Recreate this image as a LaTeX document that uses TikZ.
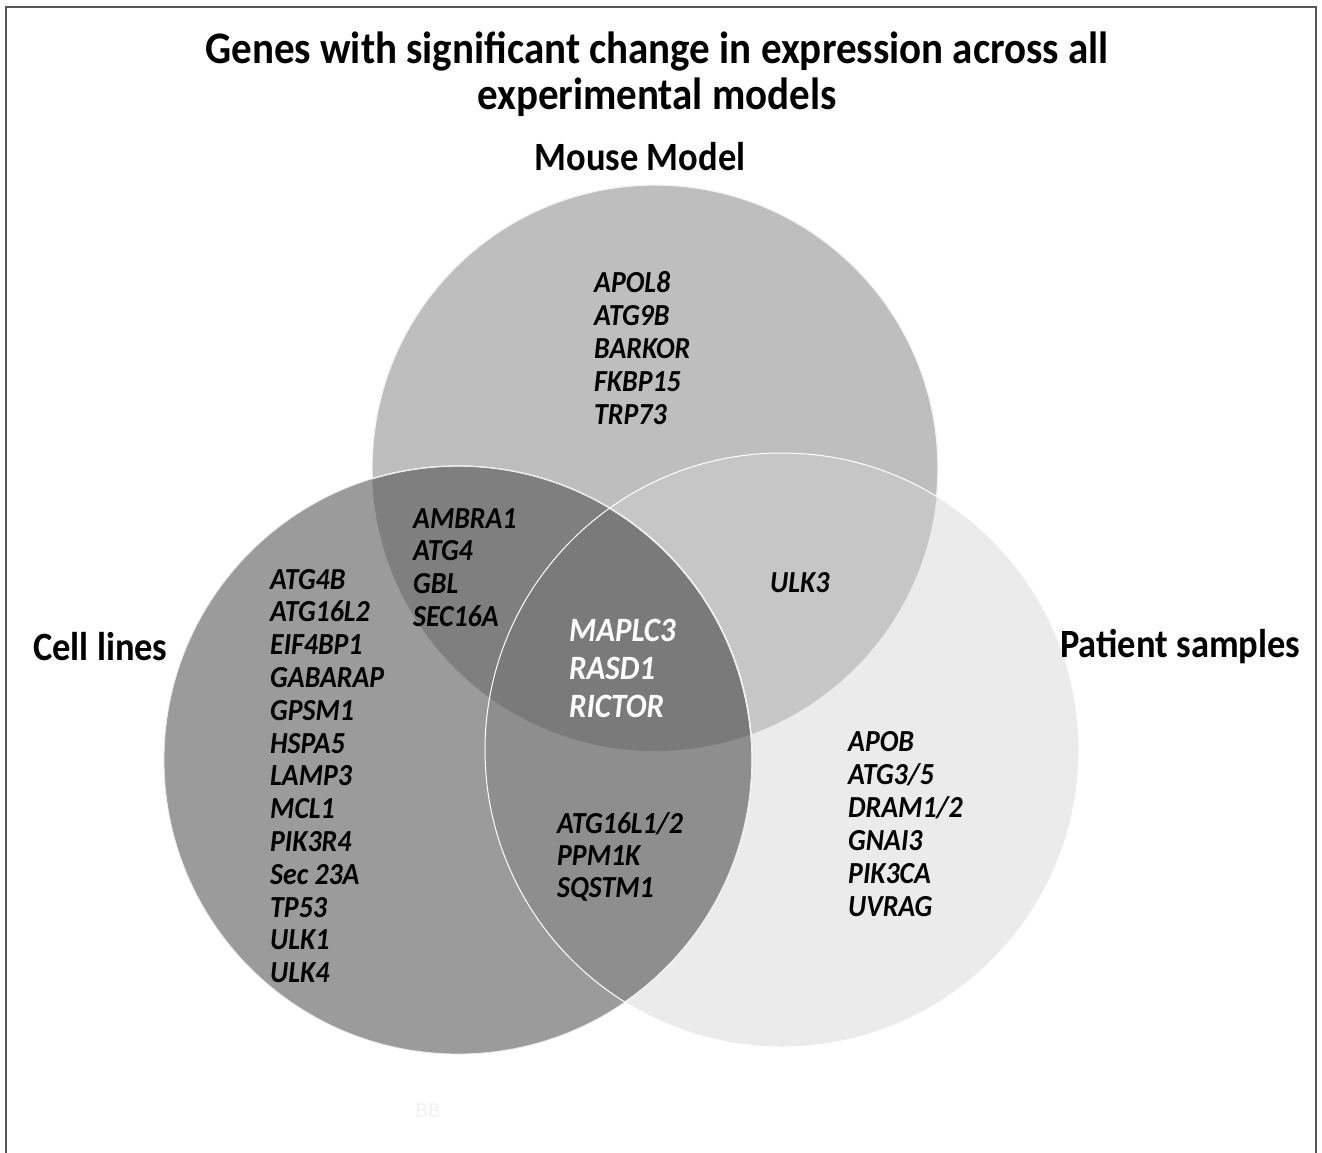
\documentclass[tikz,border=0pt]{standalone}
\usepackage{fontspec}
\usepackage{graphicx}
\setmainfont{Carlito}
\newcommand{\tallt}[1]{\scalebox{1}[1.1]{#1}}
\definecolor{mouseC}{HTML}{BEBEBE}
\definecolor{cellC}{HTML}{9B9B9B}
\definecolor{patC}{HTML}{EBEBEB}
\definecolor{mcC}{HTML}{7F7F7F}
\definecolor{cpC}{HTML}{8E8E8E}
\definecolor{mpC}{HTML}{C6C6C6}
\definecolor{ctrC}{HTML}{7A7A7A}
\definecolor{frameC}{HTML}{555555}
\tikzset{
  gene/.style={inner sep=0pt, anchor=base west, font=\fontsize{27.8}{32}\selectfont\bfseries\itshape},
  wgene/.style={gene, text=white, font=\fontsize{31}{34}\selectfont\bfseries\itshape},
  setlabel/.style={inner sep=0pt, font=\fontsize{36.5}{40}\selectfont\bfseries},
  titlestyle/.style={inner sep=0pt, align=center, font=\fontsize{41}{46}\selectfont\bfseries},
  rim/.style={draw=white, line width=1.3pt}
}
\begin{document}
\begin{tikzpicture}[x=1pt,y=-1pt]
\useasboundingbox (0,0) rectangle (1322,1153);
\fill[white] (0,0) rectangle (1322,1153);
\draw[frameC, line width=2pt] (6,1170) -- (6,7) -- (1316,7) -- (1316,1170);
% circles
\def\mouse{(655,468) circle[radius=283pt]}
\def\cell{(458,760) circle[radius=294pt]}
\def\pat{(782,750) circle[radius=297pt]}
\fill[mouseC] \mouse;
\draw[rim, white!85!mouseC] \mouse;
\fill[cellC] \cell;
\fill[patC] \pat;
\begin{scope}\clip \mouse; \fill[mcC] \cell; \fill[mpC] \pat; \end{scope}
\begin{scope}\clip \cell; \fill[cpC] \pat; \end{scope}
\begin{scope}\clip \mouse; \clip \cell; \fill[ctrC] \pat; \end{scope}
\begin{scope}\clip \mouse; \draw[rim] \cell; \end{scope}
\begin{scope}\clip \pat; \draw[rim] \cell; \end{scope}
\draw[rim, white!80!cellC, line width=0.8pt] \cell;
\draw[rim, line width=1pt] \pat;
% title and labels
\node[titlestyle] (title) at (657,74) {\tallt{Genes with significant change in expression across all}\\\tallt{experimental models}};
\node[setlabel] (mouselab) at (640,157) {\tallt{Mouse Model}};
\node[setlabel, anchor=west] (celllab) at (33,647) {\tallt{Cell lines}};
\node[setlabel, anchor=west] (patlab) at (1060,647) {\tallt{Patient samples}};
% gene lists
\foreach \g [count=\i from 0] in {APOL8,ATG9B,BARKOR,FKBP15,TRP73}
  \node[gene] (mo\i) at (594,292+33*\i) {\tallt{\g}};
\foreach \g [count=\i from 0] in {AMBRA1,ATG4,GBL,SEC16A}
  \node[gene] (mc\i) at (413,528+32.7*\i) {\tallt{\g}};
\foreach \g [count=\i from 0] in {ATG4B,ATG16L2,EIF4BP1,GABARAP,GPSM1,HSPA5,LAMP3,MCL1,PIK3R4,Sec 23A,TP53,ULK1,ULK4}
  \node[gene] (co\i) at (270,589+32.8*\i) {\tallt{\g}};
\foreach \g [count=\i from 0] in {MAPLC3,RASD1,RICTOR}
  \node[wgene] (ctr\i) at (569,641+38*\i) {\tallt{\g}};
\node[gene] (mp0) at (770,592) {\tallt{ULK3}};
\foreach \g [count=\i from 0] in {ATG16L1/2,PPM1K,SQSTM1}
  \node[gene] (cp\i) at (557,833+32*\i) {\tallt{\g}};
\foreach \g [count=\i from 0] in {APOB,ATG3/5,DRAM1/2,GNAI3,PIK3CA,UVRAG}
  \node[gene] (po\i) at (848,751+33*\i) {\tallt{\g}};
\node[inner sep=0pt, text=black!4, font=\fontsize{22}{24}\selectfont\bfseries] (mark) at (428,1110) {BB};
\end{tikzpicture}
\end{document}
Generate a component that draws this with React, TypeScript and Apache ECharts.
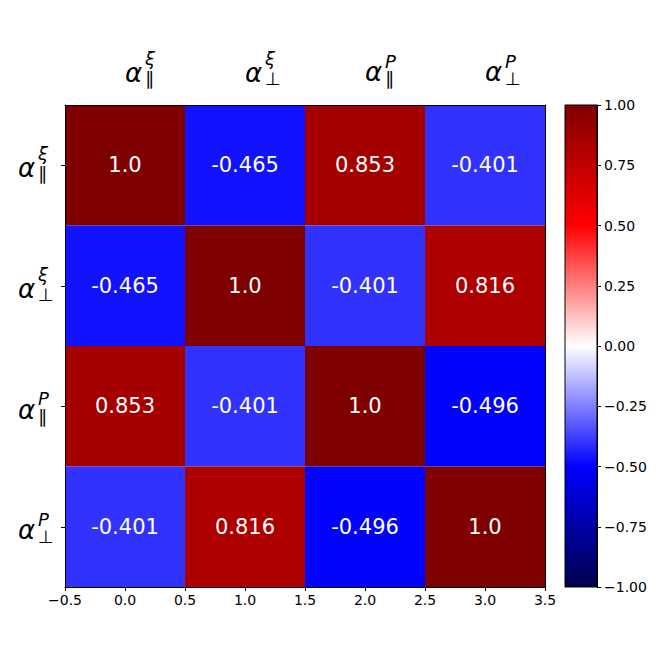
import React, { useEffect, useRef } from 'react';
import * as echarts from 'echarts';

const CATEGORIES = ['xi_par', 'xi_perp', 'P_par', 'P_perp'];
const LABEL_SUPS = ['ξ', 'ξ', 'P', 'P'];
const LABEL_SUBS = ['∥', '⊥', '∥', '⊥'];

const ROW_XI_PAR = [1.0, -0.465, 0.853, -0.401];
const ROW_XI_PERP = [-0.465, 1.0, -0.401, 0.816];
const ROW_P_PAR = [0.853, -0.401, 1.0, -0.496];
const ROW_P_PERP = [-0.401, 0.816, -0.496, 1.0];
const MATRIX = [ROW_XI_PAR, ROW_XI_PERP, ROW_P_PAR, ROW_P_PERP];

const COLOR_MIN = -1;
const COLOR_MAX = 1;
const COLOR_TICK_STEP = 0.25;
const X_MIN = -0.5;
const X_MAX = 3.5;
const X_TICK_STEP = 0.5;
const SEISMIC = ['#00004c', '#0000ff', '#ffffff', '#ff0000', '#7f0000'];

const FONT = "'DejaVu Sans', 'Noto Sans', sans-serif";

function fmtMinus(v: number, d: number): string {
  const s = Math.abs(v) < 1e-9 ? (0).toFixed(d) : v.toFixed(d);
  return s.replace('-', '\u2212');
}

function fmtCell(v: number): string {
  return Number.isInteger(v) ? v.toFixed(1) : String(v);
}

// line heights per label kind: [sup line, alpha line, sub line, spacer line]
const LINE_CFG: Record<string, number[]> = {
  x: [23, 6, 5, 12],
  p: [14, 8, 5, 2],
};

function buildRich(pad: number) {
  const rich: any = {};
  for (const k of ['x', 'p']) {
    const [h1, h2, h3, h4] = LINE_CFG[k];
    const base = { fontFamily: FONT, align: 'left', verticalAlign: 'middle', color: '#000', fontSize: 12 };
    rich[k + '1p'] = { ...base, width: pad, lineHeight: h1 };
    rich[k + '1g'] = { ...base, width: 20, lineHeight: h1 };
    rich[k + 's'] = { ...base, width: 12, lineHeight: h1, fontSize: 18, fontStyle: 'italic' };
    rich[k + '2p'] = { ...base, width: pad, lineHeight: h2 };
    rich[k + 'a'] = { ...base, width: 20, lineHeight: h2, fontSize: 26, fontStyle: 'italic' };
    rich[k + '2g'] = { ...base, width: 12, lineHeight: h2 };
    rich[k + '3p'] = { ...base, width: pad, lineHeight: h3 };
    rich[k + '3g'] = { ...base, width: 20, lineHeight: h3 };
    rich[k + 'b'] = { ...base, width: 12, lineHeight: h3, fontSize: 18 };
    rich[k + '4'] = { ...base, width: 1, lineHeight: h4 };
  }
  return rich;
}

function labelText(key: string, spacer: boolean): string {
  const i = CATEGORIES.indexOf(key);
  const k = i < 2 ? 'x' : 'p';
  let s =
    `{${k}1p|}{${k}1g|}{${k}s|${LABEL_SUPS[i]}}\n` +
    `{${k}2p|}{${k}a|α}{${k}2g|}\n` +
    `{${k}3p|}{${k}3g|}{${k}b|${LABEL_SUBS[i]}}`;
  if (spacer) s += `\n{${k}4|}`;
  return s;
}

export default function App() {
  const ref = useRef<HTMLDivElement>(null);

  useEffect(() => {
    document.body.style.margin = '0';
    if (!ref.current) return;
    const chart = echarts.init(ref.current, null, { renderer: 'svg' });

    const cells: number[][] = [];
    MATRIX.forEach((row, r) => row.forEach((v, c) => cells.push([c, r, v])));

    const axisLineStyle = { color: '#000', width: 1 };

    const option: any = {
      animation: false,
      backgroundColor: '#fff',
      grid: [
        { left: 65, top: 105, width: 480, height: 482 },
        { left: 565, top: 105, width: 32, height: 482 },
      ],
      xAxis: [
        {
          gridIndex: 0,
          type: 'value',
          position: 'bottom',
          min: X_MIN,
          max: X_MAX,
          interval: X_TICK_STEP,
          z: 10,
          axisLine: { show: true, onZero: false, lineStyle: axisLineStyle },
          axisTick: { show: true, length: 4, lineStyle: axisLineStyle },
          axisLabel: {
            color: '#000',
            fontSize: 14,
            fontFamily: FONT,
            margin: 6,
            formatter: (v: number) => fmtMinus(v, 1),
          },
          splitLine: { show: false },
        },
        {
          gridIndex: 0,
          type: 'category',
          position: 'top',
          data: CATEGORIES,
          z: 10,
          axisLine: { show: true, onZero: false, lineStyle: axisLineStyle },
          axisTick: { show: false },
          axisLabel: {
            interval: 0,
            margin: 24,
            formatter: (v: string) => labelText(v, false),
            rich: buildRich(32),
          },
          splitLine: { show: false },
        },
        {
          gridIndex: 1,
          type: 'value',
          min: 0,
          max: 1,
          show: false,
        },
      ],
      yAxis: [
        {
          gridIndex: 0,
          type: 'category',
          position: 'left',
          inverse: true,
          data: CATEGORIES,
          z: 10,
          axisLine: { show: true, onZero: false, lineStyle: axisLineStyle },
          axisTick: { show: true, alignWithLabel: true, length: 4, lineStyle: axisLineStyle },
          axisLabel: {
            interval: 0,
            margin: 15,
            formatter: (v: string) => labelText(v, true),
            rich: buildRich(0),
          },
          splitLine: { show: false },
        },
        {
          gridIndex: 0,
          type: 'category',
          position: 'right',
          inverse: true,
          data: CATEGORIES,
          z: 10,
          axisLine: { show: true, onZero: false, lineStyle: axisLineStyle },
          axisTick: { show: false },
          axisLabel: { show: false },
          splitLine: { show: false },
        },
        {
          gridIndex: 1,
          type: 'value',
          position: 'right',
          min: COLOR_MIN,
          max: COLOR_MAX,
          interval: COLOR_TICK_STEP,
          z: 10,
          axisLine: { show: true, onZero: false, lineStyle: axisLineStyle },
          axisTick: { show: true, length: 4, lineStyle: axisLineStyle },
          axisLabel: {
            color: '#000',
            fontSize: 14,
            fontFamily: FONT,
            margin: 7,
            formatter: (v: number) => fmtMinus(v, 2),
          },
          splitLine: { show: false },
        },
      ],
      visualMap: {
        type: 'continuous',
        show: false,
        min: COLOR_MIN,
        max: COLOR_MAX,
        dimension: 2,
        seriesIndex: 0,
        inRange: { color: SEISMIC },
      },
      series: [
        {
          type: 'custom',
          xAxisIndex: 0,
          yAxisIndex: 0,
          encode: { x: 0, y: 1 },
          data: cells,
          renderItem: (_params: any, api: any) => {
            const x = api.value(0);
            const y = api.value(1);
            const v = api.value(2);
            const c = api.coord([x, y]);
            const s = api.size([1, 1]);
            return {
              type: 'group',
              children: [
                {
                  type: 'rect',
                  shape: { x: c[0] - s[0] / 2, y: c[1] - s[1] / 2, width: s[0], height: s[1] },
                  style: { fill: api.visual('color') },
                },
                {
                  type: 'text',
                  x: c[0],
                  y: c[1],
                  style: {
                    text: fmtCell(v),
                    fill: '#fff',
                    fontSize: 21,
                    fontFamily: FONT,
                    align: 'center',
                    verticalAlign: 'middle',
                  },
                },
              ],
            };
          },
        },
        {
          type: 'custom',
          xAxisIndex: 2,
          yAxisIndex: 2,
          encode: { x: 0, y: 1 },
          data: [[0, COLOR_MIN]],
          renderItem: (_params: any, api: any) => {
            const p1 = api.coord([0, COLOR_MAX]);
            const p2 = api.coord([1, COLOR_MIN]);
            const n = SEISMIC.length - 1;
            const stops = SEISMIC.map((col, i) => ({ offset: 1 - i / n, color: col })).reverse();
            return {
              type: 'rect',
              shape: { x: p1[0], y: p1[1], width: p2[0] - p1[0], height: p2[1] - p1[1] },
              style: {
                fill: new echarts.graphic.LinearGradient(0, 0, 0, 1, stops),
                stroke: '#000',
                lineWidth: 1,
              },
            };
          },
        },
      ],
    };

    chart.setOption(option);
    return () => chart.dispose();
  }, []);

  return <div ref={ref} style={{ width: 664, height: 664 }} />;
}
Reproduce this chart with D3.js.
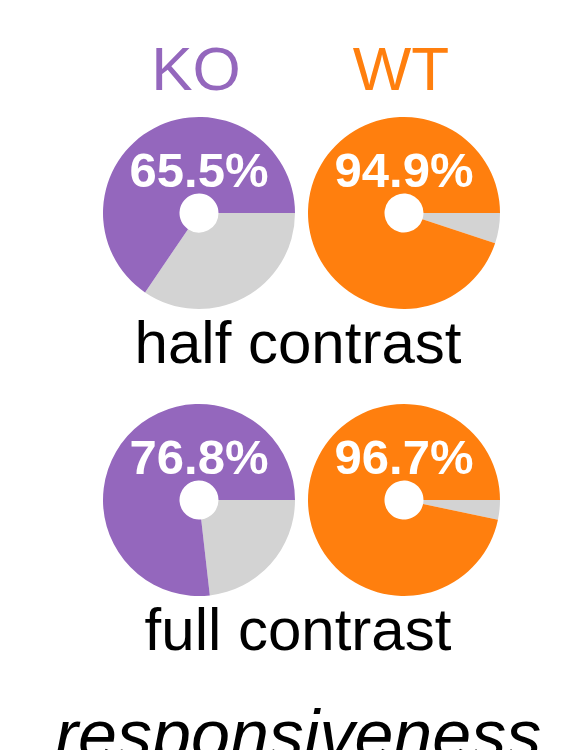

**Prompt:** Look for lines containing the string "that" and copy them all.

**Exercise solution:**
Recreate this image as a LaTeX document that uses TikZ.
Generate a component that draws this with React, TypeScript and Apache ECharts.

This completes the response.